In tester’s O(SlogS) solution, why vector “have” is sorted?

topcoder31 · May 20, 2018, 4:03pm

I also used binary search with prefix sum array. and then simple loop.
I guess less and simple code

https://www.codechef.com/viewsolution/18606690

vijju123 · April 17, 2018, 9:08pm

Perhaps .But I preferred a solution which is easy to explain and for others to understand

vijju123 · April 18, 2018, 4:38pm

So many people got WA on final testcase of subtask 2 during the contest, and even now…And… that TC was suggested by me…xD xD

#Evil_Evil_Editorialist hahahaha

vijju123 · April 18, 2018, 7:18pm

Nice job @aryanc403 . My TC was based on one of the common mistakes I predicted . Looks like you did a good job here

vijju123 · April 18, 2018, 7:19pm

Solutions are now linked. You can have a look

ankit1573 · April 18, 2018, 11:13pm

Thank you so much @aryanc403

vijju123 · April 19, 2018, 2:06am

For you escaping them. Its definitely allowed to help and give failing cases. But not during the contest!! xD

vijju123 · April 19, 2018, 4:04pm

Commented codes are always appreciated. . Upvote gives 10 karma. Will give 15 more if you properly document it

vijju123 · April 20, 2018, 6:09pm

Ask yourself 3 questions.

If freq(‘a’)\neq freq(‘b’) , what is the minimum change in contribution of next appendation w.r.t. first one?
What is the largest possible length of original string S?
How many appendations will it take for all future appendations to reach |S| or 0, provided that the contribution behaves monotonically (eg if increasing, always increase and vice cersa).

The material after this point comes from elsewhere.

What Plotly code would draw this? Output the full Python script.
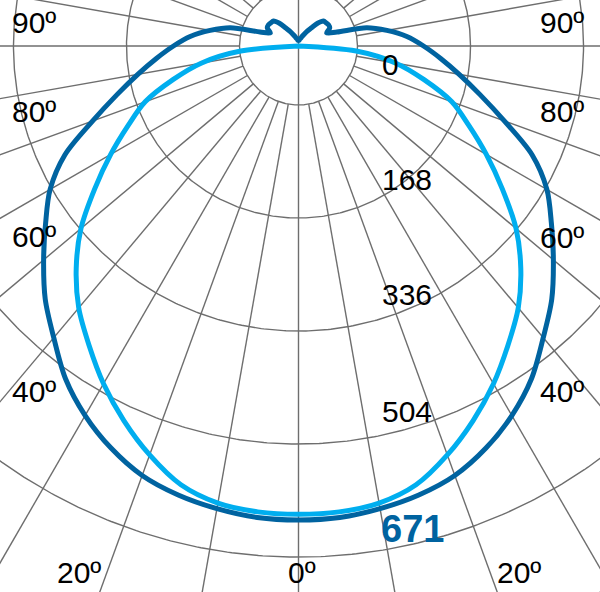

divik544 · April 22, 2018, 7:47am

i also did it with binary search CodeChef: Practical coding for everyone

vijju123 · April 22, 2018, 4:39pm

Good job

vijju123 · April 27, 2018, 4:35pm

Refer to O(|S|) solution for now. While trying to explain, I noticed @admin linked the wrong solution there. She linked the O({S}^{2}) solution there, I will get that fixed. Sorry for the inconvenience

adist98 · October 24, 2019, 5:29pm

Really interesting question and a really interesting and thought provoking approach.